You should consolidate your tech stack when your business has too many tools, too many vendors, too many passwords, and no clear owner for the full technology picture. A scattered stack may feel flexible at first, but over time it creates hidden cost, security gaps, duplicate work, and support confusion.
Modern businesses run on software. The problem is that software is often added one need at a time. A CRM here, a scheduling tool there, a file-sharing app, a phone system, a backup platform, a security tool, and a reporting dashboard. Each tool may be useful on its own. Together, they can become hard to manage.
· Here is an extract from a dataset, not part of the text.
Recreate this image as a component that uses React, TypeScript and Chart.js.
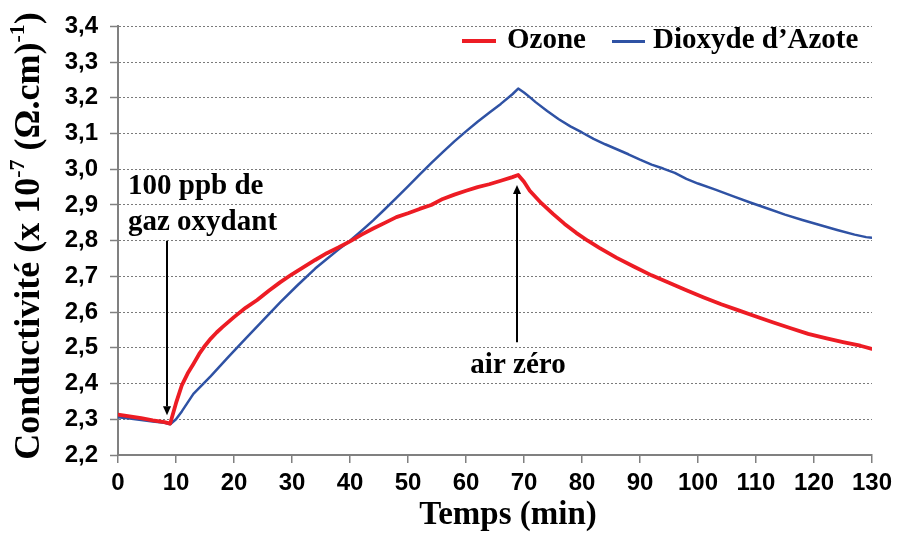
import React, { useEffect, useRef } from 'react';
import { Chart, registerables } from 'chart.js';

Chart.register(...registerables);

// ---- Data (time in minutes, conductivity x 1e-7 (Ω.cm)^-1) ----
const OZONE_TIME = [0, 2, 4, 6, 8, 9, 10, 11, 12, 13, 14, 15, 16, 17, 18, 20, 22, 24, 26, 28, 30, 32, 34, 36, 38, 40, 42, 44, 46, 48, 50, 52, 54, 56, 58, 60, 62, 64, 66, 68, 69, 70, 71, 73, 75, 77, 79, 81, 83, 86, 89, 92, 95, 98, 101, 104, 107, 110, 113, 116, 119, 122, 125, 128, 130];
const OZONE_VALUES = [2.313, 2.308, 2.303, 2.297, 2.292, 2.288, 2.345, 2.395, 2.428, 2.455, 2.483, 2.506, 2.526, 2.543, 2.558, 2.586, 2.612, 2.634, 2.66, 2.684, 2.706, 2.726, 2.746, 2.765, 2.781, 2.798, 2.817, 2.834, 2.85, 2.866, 2.877, 2.889, 2.9, 2.917, 2.929, 2.94, 2.95, 2.958, 2.968, 2.978, 2.984, 2.965, 2.94, 2.905, 2.875, 2.847, 2.822, 2.8, 2.78, 2.752, 2.727, 2.703, 2.682, 2.661, 2.641, 2.622, 2.605, 2.588, 2.571, 2.555, 2.539, 2.527, 2.516, 2.506, 2.497];

const NO2_TIME = [0, 2, 4, 6, 8, 9, 10, 11, 13, 16, 19, 22, 25, 28, 31, 34, 36, 38, 40, 42, 44, 46, 48, 50, 52, 54, 56, 58, 60, 62, 64, 66, 68, 69, 70, 71, 72, 74, 76, 78, 80, 82, 84, 86, 88, 90, 92, 94, 96, 98, 100, 103, 106, 109, 112, 115, 118, 121, 124, 127, 129, 130];
const NO2_VALUES = [2.306, 2.302, 2.298, 2.294, 2.29, 2.286, 2.3, 2.322, 2.371, 2.421, 2.474, 2.526, 2.577, 2.628, 2.676, 2.722, 2.749, 2.775, 2.8, 2.828, 2.857, 2.888, 2.92, 2.952, 2.985, 3.017, 3.048, 3.078, 3.106, 3.133, 3.158, 3.183, 3.21, 3.226, 3.215, 3.202, 3.188, 3.163, 3.14, 3.12, 3.103, 3.085, 3.07, 3.056, 3.042, 3.027, 3.013, 3.002, 2.99, 2.973, 2.96, 2.943, 2.925, 2.907, 2.89, 2.873, 2.858, 2.844, 2.83, 2.817, 2.81, 2.808];

const SERIES_NAMES = ['Ozone', 'Dioxyde d\u2019Azote'];
const SERIES_COLORS = ['#ED1C24', '#2F52A4'];

const X_MIN = 0;
const X_MAX = 130;
const X_STEP = 10;
const Y_MIN = 2.2;
const Y_MAX = 3.4;
const Y_STEP = 0.1;

const X_TITLE = 'Temps (min)';
const Y_TITLE_PARTS = [
  { text: 'Conductivit\u00e9 (x 10', sup: false },
  { text: '-7', sup: true },
  { text: ' (\u03a9.cm)', sup: false },
  { text: '-1', sup: true },
  { text: ')', sup: false },
];

// Annotations (in data coordinates)
const GAS_LABEL = ['100 ppb de', 'gaz oxydant'];
const GAS_ARROW = { x: 8.45, from: 2.8, to: 2.311 };
const AIR_LABEL = 'air z\u00e9ro';
const AIR_ARROW = { x: 68.8, from: 2.516, to: 2.956 };

const SERIF = '"Liberation Serif", "Times New Roman", serif';
const SANS = '"Liberation Sans", Arial, sans-serif';

function drawArrow(ctx: CanvasRenderingContext2D, x: number, y1: number, y2: number) {
  const dir = y2 > y1 ? 1 : -1;
  const headLen = 9;
  const headHalf = 4;
  ctx.beginPath();
  ctx.strokeStyle = '#000';
  ctx.lineWidth = 2;
  ctx.moveTo(x, y1);
  ctx.lineTo(x, y2 - dir * headLen);
  ctx.stroke();
  ctx.beginPath();
  ctx.fillStyle = '#000';
  ctx.moveTo(x, y2);
  ctx.lineTo(x - headHalf, y2 - dir * headLen);
  ctx.lineTo(x + headHalf, y2 - dir * headLen);
  ctx.closePath();
  ctx.fill();
}

const overlayPlugin = {
  id: 'overlay',
  afterDraw(chart: any) {
    const ctx: CanvasRenderingContext2D = chart.ctx;
    const xs = chart.scales.x;
    const ys = chart.scales.y;
    ctx.save();
    ctx.fillStyle = '#000';

    // X title
    ctx.font = `bold 33px ${SERIF}`;
    ctx.textAlign = 'center';
    ctx.textBaseline = 'alphabetic';
    ctx.fillText(X_TITLE, 508, 524);

    // Y title (rotated, with superscripts)
    const mainSize = 36;
    const supSize = 22;
    const mainFont = `bold ${mainSize}px ${SERIF}`;
    const supFont = `bold ${supSize}px ${SERIF}`;
    let total = 0;
    for (const p of Y_TITLE_PARTS) {
      ctx.font = p.sup ? supFont : mainFont;
      total += ctx.measureText(p.text).width;
    }
    ctx.save();
    ctx.translate(39, 236);
    ctx.rotate(-Math.PI / 2);
    ctx.textAlign = 'left';
    let cx = -total / 2;
    for (const p of Y_TITLE_PARTS) {
      ctx.font = p.sup ? supFont : mainFont;
      ctx.fillText(p.text, cx, p.sup ? -mainSize * 0.42 : 0);
      cx += ctx.measureText(p.text).width;
    }
    ctx.restore();

    // Legend
    ctx.font = `bold 29px ${SERIF}`;
    ctx.textAlign = 'left';
    ctx.lineCap = 'butt';
    ctx.strokeStyle = SERIES_COLORS[0];
    ctx.lineWidth = 4;
    ctx.beginPath();
    ctx.moveTo(462, 41);
    ctx.lineTo(496, 41);
    ctx.stroke();
    ctx.fillText(SERIES_NAMES[0], 507, 48);
    ctx.strokeStyle = SERIES_COLORS[1];
    ctx.lineWidth = 3;
    ctx.beginPath();
    ctx.moveTo(612, 41.5);
    ctx.lineTo(645, 41.5);
    ctx.stroke();
    ctx.fillText(SERIES_NAMES[1], 653, 48);

    // Annotations
    ctx.font = `bold 29px ${SERIF}`;
    ctx.textAlign = 'left';
    ctx.fillText(GAS_LABEL[0], 128, 194);
    ctx.fillText(GAS_LABEL[1], 128, 230);
    drawArrow(ctx, Math.round(xs.getPixelForValue(GAS_ARROW.x)), ys.getPixelForValue(GAS_ARROW.from), ys.getPixelForValue(GAS_ARROW.to));

    ctx.textAlign = 'center';
    ctx.fillText(AIR_LABEL, 518, 373);
    drawArrow(ctx, Math.round(xs.getPixelForValue(AIR_ARROW.x)), ys.getPixelForValue(AIR_ARROW.from), ys.getPixelForValue(AIR_ARROW.to));

    ctx.restore();
  },
};

export default function App() {
  const canvasRef = useRef<HTMLCanvasElement | null>(null);

  useEffect(() => {
    document.body.style.margin = '0';
    const canvas = canvasRef.current;
    if (!canvas) return;

    const toPoints = (t: number[], v: number[]) => t.map((x, i) => ({ x, y: v[i] }));

    const chart = new Chart(canvas, {
      type: 'line',
      data: {
        datasets: [
          {
            label: SERIES_NAMES[0],
            data: toPoints(OZONE_TIME, OZONE_VALUES),
            borderColor: SERIES_COLORS[0],
            borderWidth: 3.8,
            pointRadius: 0,
            tension: 0,
            borderJoinStyle: 'round',
            borderCapStyle: 'round',
          },
          {
            label: SERIES_NAMES[1],
            data: toPoints(NO2_TIME, NO2_VALUES),
            borderColor: SERIES_COLORS[1],
            borderWidth: 2.5,
            pointRadius: 0,
            tension: 0,
            borderJoinStyle: 'round',
            borderCapStyle: 'round',
          },
        ],
      },
      options: {
        animation: false,
        responsive: false,
        devicePixelRatio: 1,
        layout: { padding: { left: 0, top: 22, right: 25, bottom: 0 } },
        plugins: {
          legend: { display: false },
          tooltip: { enabled: false },
          title: { display: false },
        },
        scales: {
          x: {
            type: 'linear',
            min: X_MIN,
            max: X_MAX,
            ticks: {
              stepSize: X_STEP,
              color: '#000',
              font: { family: SANS, size: 24, weight: 'bold' },
              padding: 6,
              maxRotation: 0,
              autoSkip: false,
            },
            grid: {
              drawOnChartArea: false,
              drawTicks: true,
              tickLength: 8,
              color: '#808080',
              lineWidth: 1.5,
            },
            border: { display: true, color: '#808080', width: 2 },
            afterFit: (scale: any) => {
              scale.height = 79;
            },
          },
          y: {
            type: 'linear',
            min: Y_MIN,
            max: Y_MAX,
            ticks: {
              stepSize: Y_STEP,
              color: '#000',
              font: { family: SANS, size: 24, weight: 'bold' },
              padding: 12,
              callback: (v: any) => Number(v).toFixed(1).replace('.', ','),
            },
            grid: {
              drawOnChartArea: true,
              drawTicks: true,
              tickLength: 8,
              color: '#7a7a7a',
              lineWidth: 1,
              tickColor: '#808080',
              tickWidth: 1.5,
            },
            border: { display: true, color: '#808080', width: 2, dash: [2, 2] },
            afterFit: (scale: any) => {
              scale.width = 118;
            },
          },
        },
      },
      plugins: [overlayPlugin],
    } as any);

    return () => chart.destroy();
  }, []);

  return (
    <div style={{ width: 898, height: 534, background: '#fff' }}>
      <canvas ref={canvasRef} width={898} height={534} style={{ display: 'block' }} />
    </div>
  );
}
The data shows how common this has become. Okta's Businesses at Work 2025 report found that the average company uses 101 apps. Zylo's SaaS research has reported even larger portfolios across many organizations. Whether your business uses 20 tools or 200, the question is the same: do those tools work together, and does anyone own the whole system?
What tech stack consolidation really means
Consolidation does not mean forcing every department into one giant platform. It means removing unnecessary overlap, connecting the tools that should work together, standardizing support, and making technology easier to secure and manage.
A consolidated stack usually has:
- Fewer duplicate tools doing the same job
- Clear ownership for each major system
- Consistent login and access controls
- Centralized backup and recovery planning
- Better reporting for leadership
- One support path when something breaks
The goal is not less technology. The goal is better-controlled technology.
Scattered tools create hidden cost
Most businesses can see the monthly subscription bill. Fewer can see the operational cost of tool sprawl.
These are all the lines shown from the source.